◆ **TASK DESCRIPTION**
Data follows below. Repeat exactly the lines between the line holding "Recreate this image" and the line holding "import * as", inclusive, and nothing more; drop pictures.

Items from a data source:
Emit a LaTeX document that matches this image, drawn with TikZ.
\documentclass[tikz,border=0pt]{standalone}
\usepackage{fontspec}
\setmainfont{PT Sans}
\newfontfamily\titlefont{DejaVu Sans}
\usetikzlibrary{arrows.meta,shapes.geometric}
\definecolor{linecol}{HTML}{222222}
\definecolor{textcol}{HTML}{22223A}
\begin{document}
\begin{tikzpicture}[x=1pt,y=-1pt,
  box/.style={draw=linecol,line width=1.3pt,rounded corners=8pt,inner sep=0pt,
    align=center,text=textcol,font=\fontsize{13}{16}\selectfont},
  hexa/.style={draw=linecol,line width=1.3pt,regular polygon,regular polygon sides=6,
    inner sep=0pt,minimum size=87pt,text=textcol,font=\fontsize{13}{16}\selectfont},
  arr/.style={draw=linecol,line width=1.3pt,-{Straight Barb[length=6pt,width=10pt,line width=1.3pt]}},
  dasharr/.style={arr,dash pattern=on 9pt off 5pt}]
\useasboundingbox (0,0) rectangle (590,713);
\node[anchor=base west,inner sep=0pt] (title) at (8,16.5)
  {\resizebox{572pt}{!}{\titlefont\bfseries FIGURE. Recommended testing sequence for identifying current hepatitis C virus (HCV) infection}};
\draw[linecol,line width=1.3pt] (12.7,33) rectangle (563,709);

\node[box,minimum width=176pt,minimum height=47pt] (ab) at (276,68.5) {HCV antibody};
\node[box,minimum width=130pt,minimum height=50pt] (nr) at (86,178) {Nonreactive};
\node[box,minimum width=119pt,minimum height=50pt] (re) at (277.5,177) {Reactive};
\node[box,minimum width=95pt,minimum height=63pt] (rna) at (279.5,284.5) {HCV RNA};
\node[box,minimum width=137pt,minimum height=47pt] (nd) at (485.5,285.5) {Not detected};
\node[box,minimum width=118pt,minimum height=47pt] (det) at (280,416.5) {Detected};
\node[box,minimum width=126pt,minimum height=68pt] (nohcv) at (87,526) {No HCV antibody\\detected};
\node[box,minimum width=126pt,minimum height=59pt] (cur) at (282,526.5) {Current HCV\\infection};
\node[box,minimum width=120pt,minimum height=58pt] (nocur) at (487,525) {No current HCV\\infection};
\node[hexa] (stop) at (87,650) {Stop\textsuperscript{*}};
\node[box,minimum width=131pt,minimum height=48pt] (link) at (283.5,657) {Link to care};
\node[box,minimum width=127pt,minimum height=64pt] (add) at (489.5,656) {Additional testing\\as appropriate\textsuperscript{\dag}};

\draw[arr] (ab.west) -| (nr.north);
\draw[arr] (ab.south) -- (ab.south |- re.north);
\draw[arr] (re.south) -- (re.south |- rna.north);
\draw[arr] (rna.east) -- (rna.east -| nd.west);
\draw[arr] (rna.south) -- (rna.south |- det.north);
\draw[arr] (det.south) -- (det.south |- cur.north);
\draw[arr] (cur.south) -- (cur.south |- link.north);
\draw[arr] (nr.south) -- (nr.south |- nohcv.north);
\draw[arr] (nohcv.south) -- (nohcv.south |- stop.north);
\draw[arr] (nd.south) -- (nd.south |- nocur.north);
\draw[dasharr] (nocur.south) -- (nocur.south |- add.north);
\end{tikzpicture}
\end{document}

--

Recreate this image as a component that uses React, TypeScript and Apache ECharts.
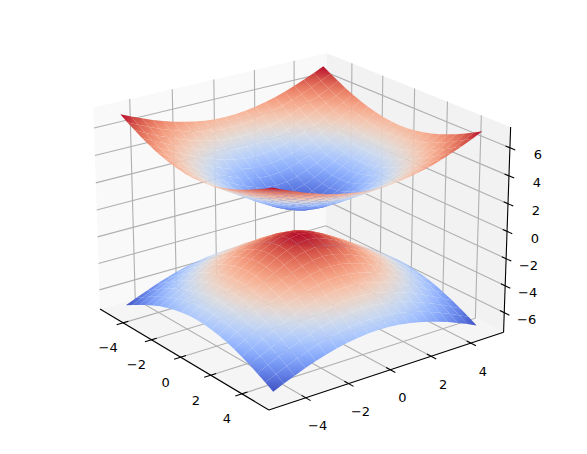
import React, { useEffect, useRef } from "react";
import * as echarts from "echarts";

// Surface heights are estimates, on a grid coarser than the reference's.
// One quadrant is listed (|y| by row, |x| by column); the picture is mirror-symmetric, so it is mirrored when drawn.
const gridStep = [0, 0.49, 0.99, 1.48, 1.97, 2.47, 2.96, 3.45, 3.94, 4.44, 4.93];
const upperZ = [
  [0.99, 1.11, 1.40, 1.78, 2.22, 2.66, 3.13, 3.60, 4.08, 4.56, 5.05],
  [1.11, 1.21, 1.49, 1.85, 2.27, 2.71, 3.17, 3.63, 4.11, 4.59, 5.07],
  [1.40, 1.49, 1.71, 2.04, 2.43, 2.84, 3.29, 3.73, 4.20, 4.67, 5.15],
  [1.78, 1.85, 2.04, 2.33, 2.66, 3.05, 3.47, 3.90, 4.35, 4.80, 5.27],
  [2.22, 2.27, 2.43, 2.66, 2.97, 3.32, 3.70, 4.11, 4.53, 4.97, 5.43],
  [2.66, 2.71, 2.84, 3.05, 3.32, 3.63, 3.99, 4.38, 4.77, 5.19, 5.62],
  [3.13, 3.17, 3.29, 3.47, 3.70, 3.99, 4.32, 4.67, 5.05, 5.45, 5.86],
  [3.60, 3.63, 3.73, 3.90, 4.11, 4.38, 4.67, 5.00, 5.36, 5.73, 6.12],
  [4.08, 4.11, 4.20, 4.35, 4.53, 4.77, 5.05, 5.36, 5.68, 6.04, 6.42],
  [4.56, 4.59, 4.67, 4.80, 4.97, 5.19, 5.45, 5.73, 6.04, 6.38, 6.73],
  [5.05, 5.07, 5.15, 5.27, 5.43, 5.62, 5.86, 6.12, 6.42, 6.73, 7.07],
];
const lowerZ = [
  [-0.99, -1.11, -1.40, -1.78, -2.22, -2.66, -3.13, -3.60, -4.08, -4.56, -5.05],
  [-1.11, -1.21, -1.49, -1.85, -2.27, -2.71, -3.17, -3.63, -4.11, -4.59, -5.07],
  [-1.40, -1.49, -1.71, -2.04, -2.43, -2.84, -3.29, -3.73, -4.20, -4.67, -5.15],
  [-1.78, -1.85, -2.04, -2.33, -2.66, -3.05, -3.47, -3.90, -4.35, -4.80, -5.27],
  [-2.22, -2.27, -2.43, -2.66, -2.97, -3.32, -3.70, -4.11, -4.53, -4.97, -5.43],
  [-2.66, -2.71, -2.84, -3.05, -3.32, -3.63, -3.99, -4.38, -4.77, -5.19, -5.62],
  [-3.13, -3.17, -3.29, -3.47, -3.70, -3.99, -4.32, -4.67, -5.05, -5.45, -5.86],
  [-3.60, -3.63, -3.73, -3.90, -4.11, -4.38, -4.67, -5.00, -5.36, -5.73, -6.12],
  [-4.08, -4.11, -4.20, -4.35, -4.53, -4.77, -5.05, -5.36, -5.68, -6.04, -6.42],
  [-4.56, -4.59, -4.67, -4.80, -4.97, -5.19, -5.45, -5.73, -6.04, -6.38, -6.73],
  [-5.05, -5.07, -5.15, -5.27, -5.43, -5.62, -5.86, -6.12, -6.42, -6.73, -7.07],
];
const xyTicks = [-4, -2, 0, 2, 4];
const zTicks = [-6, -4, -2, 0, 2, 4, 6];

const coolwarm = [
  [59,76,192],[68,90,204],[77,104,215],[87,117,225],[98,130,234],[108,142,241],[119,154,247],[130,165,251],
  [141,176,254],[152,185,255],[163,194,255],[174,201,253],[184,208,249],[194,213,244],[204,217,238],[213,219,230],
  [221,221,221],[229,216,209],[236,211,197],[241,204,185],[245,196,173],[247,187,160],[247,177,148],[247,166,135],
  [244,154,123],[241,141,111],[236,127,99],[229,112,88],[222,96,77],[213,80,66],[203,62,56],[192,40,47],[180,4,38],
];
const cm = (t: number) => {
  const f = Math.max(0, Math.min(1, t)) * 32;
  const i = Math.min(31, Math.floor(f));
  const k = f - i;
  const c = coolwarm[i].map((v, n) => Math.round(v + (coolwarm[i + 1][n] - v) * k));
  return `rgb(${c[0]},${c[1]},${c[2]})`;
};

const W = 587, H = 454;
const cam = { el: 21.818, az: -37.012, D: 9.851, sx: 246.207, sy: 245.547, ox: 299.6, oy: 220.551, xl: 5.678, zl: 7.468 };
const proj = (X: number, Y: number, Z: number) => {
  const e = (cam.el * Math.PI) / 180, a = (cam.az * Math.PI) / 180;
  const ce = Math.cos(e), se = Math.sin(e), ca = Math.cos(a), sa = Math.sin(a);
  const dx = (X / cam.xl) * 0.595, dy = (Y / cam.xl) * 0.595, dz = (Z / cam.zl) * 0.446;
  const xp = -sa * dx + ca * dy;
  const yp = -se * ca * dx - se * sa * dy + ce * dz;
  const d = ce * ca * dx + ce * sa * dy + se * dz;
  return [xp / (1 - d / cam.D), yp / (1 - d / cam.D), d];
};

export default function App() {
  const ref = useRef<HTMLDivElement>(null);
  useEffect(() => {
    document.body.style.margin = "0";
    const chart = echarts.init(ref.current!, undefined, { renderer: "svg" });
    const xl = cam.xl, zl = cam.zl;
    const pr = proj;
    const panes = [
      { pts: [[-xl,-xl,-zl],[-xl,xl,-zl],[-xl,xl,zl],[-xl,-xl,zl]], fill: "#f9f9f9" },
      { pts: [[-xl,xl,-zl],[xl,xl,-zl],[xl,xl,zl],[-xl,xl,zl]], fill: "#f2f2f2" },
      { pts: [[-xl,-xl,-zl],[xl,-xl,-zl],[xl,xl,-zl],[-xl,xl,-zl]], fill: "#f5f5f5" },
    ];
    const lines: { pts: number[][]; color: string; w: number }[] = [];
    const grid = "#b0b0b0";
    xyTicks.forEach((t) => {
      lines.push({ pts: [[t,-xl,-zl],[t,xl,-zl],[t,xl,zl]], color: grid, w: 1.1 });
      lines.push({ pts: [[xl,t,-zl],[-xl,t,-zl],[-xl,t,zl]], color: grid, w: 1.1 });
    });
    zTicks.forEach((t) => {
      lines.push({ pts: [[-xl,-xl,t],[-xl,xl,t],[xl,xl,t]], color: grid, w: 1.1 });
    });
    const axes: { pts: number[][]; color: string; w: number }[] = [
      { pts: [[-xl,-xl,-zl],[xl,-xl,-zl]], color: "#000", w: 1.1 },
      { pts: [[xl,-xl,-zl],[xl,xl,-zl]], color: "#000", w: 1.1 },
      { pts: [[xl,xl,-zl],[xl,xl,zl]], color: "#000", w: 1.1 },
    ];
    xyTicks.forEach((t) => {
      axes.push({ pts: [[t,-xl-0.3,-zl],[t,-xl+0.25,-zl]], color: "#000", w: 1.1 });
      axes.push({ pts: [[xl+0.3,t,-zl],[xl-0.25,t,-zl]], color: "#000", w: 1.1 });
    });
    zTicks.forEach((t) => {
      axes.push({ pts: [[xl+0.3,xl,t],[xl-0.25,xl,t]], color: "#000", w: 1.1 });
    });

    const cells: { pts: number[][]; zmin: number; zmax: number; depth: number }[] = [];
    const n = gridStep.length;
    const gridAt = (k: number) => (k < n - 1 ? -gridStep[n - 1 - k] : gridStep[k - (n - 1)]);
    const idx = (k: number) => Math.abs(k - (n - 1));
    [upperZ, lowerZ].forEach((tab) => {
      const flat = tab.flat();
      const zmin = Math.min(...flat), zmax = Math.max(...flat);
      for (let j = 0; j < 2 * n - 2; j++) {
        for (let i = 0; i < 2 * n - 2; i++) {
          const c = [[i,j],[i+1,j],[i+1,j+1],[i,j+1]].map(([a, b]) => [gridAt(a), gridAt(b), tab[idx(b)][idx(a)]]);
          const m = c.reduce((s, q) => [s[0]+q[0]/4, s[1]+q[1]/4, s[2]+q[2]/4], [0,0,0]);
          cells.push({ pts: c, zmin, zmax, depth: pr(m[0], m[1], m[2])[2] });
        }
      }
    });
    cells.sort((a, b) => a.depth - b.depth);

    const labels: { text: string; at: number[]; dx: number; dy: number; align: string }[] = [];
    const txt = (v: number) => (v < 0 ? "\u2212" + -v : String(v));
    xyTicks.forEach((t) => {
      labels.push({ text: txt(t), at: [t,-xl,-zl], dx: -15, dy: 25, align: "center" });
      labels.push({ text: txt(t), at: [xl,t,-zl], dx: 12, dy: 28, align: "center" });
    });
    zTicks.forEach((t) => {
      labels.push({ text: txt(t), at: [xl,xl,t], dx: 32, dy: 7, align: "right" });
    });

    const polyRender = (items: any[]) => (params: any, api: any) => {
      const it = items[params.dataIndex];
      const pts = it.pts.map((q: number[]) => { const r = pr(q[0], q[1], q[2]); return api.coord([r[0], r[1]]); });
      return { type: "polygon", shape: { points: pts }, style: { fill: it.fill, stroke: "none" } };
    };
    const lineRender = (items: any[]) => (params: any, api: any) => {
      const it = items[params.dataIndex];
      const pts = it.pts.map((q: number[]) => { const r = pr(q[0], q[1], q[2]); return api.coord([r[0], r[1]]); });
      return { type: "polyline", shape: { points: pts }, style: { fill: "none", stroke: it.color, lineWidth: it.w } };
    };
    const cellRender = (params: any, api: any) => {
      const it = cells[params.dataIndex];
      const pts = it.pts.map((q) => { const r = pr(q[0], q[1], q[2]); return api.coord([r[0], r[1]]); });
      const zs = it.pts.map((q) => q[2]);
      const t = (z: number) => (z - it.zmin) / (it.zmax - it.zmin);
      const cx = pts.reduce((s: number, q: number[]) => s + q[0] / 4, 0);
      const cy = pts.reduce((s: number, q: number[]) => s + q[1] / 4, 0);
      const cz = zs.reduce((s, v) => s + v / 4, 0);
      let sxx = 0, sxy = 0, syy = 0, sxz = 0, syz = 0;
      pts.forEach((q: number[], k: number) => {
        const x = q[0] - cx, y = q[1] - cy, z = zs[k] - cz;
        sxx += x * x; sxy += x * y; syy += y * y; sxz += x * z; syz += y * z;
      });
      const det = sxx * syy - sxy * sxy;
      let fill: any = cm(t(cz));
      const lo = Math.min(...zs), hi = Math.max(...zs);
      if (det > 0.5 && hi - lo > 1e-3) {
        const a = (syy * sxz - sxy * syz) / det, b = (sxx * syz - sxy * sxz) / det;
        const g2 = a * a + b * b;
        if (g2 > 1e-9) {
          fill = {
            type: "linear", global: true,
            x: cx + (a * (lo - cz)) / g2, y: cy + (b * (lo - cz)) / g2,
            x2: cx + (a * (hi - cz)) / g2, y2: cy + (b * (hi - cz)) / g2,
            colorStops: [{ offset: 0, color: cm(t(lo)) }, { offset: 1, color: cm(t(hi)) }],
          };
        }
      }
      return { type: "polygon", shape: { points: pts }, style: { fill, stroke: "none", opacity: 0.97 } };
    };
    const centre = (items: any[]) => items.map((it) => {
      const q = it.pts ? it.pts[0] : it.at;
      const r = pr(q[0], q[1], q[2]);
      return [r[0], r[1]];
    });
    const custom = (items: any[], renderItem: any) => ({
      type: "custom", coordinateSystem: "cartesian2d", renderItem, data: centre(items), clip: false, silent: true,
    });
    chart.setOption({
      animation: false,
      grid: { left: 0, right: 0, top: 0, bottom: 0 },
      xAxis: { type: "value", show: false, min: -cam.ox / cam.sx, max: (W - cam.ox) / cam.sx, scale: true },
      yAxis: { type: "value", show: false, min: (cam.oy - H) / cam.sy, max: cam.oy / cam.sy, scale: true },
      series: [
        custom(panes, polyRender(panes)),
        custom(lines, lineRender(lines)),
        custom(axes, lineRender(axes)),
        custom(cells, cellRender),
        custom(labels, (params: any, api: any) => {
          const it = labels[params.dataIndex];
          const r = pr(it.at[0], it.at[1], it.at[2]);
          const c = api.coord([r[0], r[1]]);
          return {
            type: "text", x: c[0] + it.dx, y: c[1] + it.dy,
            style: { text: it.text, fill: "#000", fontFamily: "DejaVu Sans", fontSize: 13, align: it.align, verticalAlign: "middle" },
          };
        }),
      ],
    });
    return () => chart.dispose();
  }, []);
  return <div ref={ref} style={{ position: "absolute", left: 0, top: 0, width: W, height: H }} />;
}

---

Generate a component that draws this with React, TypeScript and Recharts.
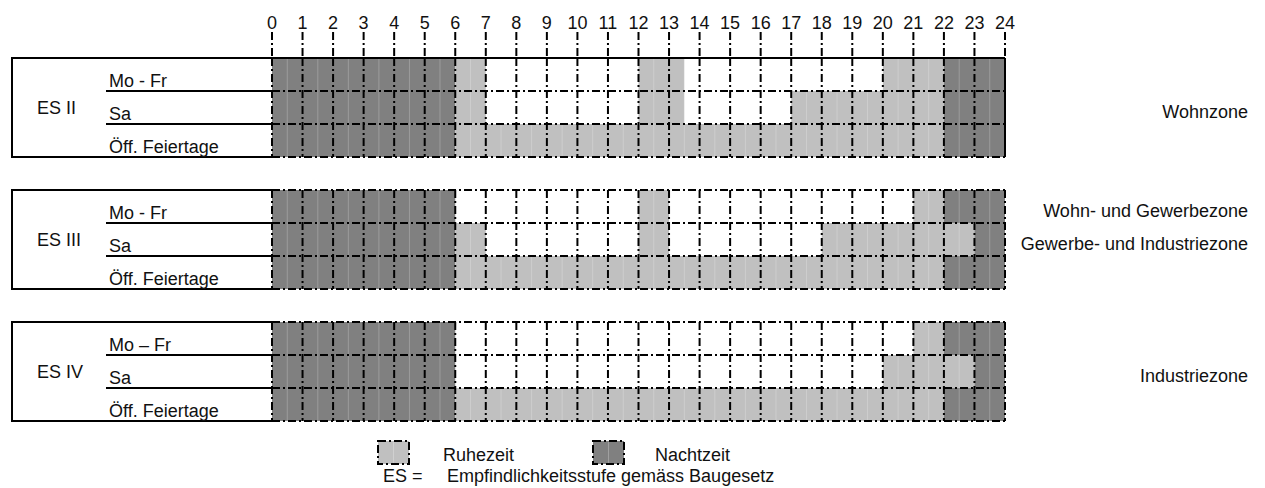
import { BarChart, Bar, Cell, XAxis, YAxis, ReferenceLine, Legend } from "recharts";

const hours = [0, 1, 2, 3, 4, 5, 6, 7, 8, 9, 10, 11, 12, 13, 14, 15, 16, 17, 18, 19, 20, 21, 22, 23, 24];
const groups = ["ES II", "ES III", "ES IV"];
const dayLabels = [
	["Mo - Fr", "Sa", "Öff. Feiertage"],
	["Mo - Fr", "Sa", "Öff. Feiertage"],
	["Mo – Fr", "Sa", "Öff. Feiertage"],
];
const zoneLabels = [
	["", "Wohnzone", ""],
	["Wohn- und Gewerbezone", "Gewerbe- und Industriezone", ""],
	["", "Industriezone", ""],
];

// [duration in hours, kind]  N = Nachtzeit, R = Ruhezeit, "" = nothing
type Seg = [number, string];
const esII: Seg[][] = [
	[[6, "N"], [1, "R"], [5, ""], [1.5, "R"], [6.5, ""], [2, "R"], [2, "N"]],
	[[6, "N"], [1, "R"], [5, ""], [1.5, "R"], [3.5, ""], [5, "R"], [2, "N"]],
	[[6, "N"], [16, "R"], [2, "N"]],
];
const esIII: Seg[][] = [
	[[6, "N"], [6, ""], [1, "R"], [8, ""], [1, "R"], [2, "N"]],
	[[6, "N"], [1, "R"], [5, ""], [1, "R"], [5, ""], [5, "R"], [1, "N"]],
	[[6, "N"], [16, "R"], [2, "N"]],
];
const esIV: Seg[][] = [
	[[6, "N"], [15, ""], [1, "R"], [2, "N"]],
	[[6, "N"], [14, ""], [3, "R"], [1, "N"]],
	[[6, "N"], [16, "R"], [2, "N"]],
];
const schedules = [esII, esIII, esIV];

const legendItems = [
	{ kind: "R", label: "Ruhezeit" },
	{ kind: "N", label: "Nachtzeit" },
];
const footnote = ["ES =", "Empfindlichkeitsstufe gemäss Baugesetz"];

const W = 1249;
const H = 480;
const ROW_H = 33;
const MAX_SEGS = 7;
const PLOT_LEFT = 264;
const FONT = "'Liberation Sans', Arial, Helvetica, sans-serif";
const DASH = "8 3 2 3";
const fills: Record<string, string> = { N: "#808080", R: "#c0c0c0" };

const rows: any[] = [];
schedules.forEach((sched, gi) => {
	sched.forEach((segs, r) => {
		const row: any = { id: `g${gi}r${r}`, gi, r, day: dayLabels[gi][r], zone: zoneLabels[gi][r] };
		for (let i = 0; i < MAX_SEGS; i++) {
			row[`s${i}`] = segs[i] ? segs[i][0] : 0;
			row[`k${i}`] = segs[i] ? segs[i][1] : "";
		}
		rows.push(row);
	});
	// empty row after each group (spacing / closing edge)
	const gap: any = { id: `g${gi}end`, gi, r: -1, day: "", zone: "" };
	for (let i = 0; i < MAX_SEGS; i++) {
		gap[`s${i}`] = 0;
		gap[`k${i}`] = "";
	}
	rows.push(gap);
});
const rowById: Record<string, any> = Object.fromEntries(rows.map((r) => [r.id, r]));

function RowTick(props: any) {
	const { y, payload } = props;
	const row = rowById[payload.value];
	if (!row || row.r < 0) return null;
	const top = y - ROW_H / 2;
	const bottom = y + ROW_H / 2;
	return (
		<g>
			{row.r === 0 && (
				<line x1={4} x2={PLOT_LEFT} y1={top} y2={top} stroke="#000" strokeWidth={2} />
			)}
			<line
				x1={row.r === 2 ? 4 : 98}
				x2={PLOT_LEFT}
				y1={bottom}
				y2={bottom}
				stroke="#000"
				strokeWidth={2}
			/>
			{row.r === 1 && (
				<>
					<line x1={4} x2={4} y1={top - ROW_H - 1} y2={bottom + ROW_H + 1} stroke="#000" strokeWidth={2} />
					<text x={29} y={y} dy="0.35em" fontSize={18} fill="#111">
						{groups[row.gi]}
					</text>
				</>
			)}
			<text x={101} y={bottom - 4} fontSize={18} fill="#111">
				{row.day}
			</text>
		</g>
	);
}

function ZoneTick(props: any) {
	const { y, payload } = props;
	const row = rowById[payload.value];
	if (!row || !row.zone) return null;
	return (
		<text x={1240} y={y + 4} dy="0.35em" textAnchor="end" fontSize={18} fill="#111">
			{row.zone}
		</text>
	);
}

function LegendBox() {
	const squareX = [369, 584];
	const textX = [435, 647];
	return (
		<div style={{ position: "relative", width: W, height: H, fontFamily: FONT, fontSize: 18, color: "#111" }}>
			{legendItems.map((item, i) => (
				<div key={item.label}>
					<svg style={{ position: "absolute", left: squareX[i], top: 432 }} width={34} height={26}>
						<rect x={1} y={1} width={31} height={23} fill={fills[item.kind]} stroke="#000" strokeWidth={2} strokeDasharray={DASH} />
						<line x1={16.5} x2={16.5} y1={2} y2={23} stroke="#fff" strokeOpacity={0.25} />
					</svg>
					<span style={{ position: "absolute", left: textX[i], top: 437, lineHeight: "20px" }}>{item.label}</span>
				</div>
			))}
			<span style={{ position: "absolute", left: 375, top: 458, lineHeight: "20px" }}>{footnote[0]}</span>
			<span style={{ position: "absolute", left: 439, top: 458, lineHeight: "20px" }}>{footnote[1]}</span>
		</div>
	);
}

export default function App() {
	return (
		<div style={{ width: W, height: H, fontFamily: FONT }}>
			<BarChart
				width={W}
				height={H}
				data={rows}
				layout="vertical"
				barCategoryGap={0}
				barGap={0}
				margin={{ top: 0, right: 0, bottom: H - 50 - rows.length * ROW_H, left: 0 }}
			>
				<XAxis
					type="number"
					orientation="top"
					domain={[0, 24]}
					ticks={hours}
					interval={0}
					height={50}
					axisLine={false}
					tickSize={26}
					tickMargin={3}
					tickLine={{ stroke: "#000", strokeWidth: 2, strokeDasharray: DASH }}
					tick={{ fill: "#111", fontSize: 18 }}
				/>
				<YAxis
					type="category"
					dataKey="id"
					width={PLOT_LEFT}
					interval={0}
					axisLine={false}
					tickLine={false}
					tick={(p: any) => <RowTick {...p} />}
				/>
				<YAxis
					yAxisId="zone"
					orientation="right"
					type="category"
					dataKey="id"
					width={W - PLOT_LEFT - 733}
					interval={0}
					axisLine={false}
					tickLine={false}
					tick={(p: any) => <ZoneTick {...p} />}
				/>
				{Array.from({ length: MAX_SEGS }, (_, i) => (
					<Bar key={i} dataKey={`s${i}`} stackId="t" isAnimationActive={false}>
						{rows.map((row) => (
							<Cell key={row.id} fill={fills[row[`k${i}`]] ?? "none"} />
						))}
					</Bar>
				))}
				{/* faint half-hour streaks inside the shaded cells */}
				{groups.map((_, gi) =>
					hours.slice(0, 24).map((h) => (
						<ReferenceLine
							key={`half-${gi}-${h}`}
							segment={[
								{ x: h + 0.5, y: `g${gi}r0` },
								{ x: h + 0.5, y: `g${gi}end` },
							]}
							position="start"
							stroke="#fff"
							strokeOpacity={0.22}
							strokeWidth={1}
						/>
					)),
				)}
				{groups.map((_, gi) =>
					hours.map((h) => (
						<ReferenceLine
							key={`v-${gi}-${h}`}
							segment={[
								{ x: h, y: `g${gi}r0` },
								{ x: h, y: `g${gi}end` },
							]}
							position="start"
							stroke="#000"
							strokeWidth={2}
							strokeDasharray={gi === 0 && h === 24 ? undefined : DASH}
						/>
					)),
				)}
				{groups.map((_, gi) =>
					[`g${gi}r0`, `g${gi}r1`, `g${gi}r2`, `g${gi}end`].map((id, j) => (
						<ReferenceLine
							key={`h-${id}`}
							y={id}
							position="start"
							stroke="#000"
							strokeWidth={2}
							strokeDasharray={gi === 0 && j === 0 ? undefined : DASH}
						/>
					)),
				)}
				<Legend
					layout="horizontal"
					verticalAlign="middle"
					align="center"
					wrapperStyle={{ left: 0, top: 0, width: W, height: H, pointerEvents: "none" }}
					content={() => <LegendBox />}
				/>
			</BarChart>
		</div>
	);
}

◆ **RESULT**
Recreate this image as a component that uses React, TypeScript and Apache ECharts.
import React, { useEffect, useRef } from "react";
import * as echarts from "echarts";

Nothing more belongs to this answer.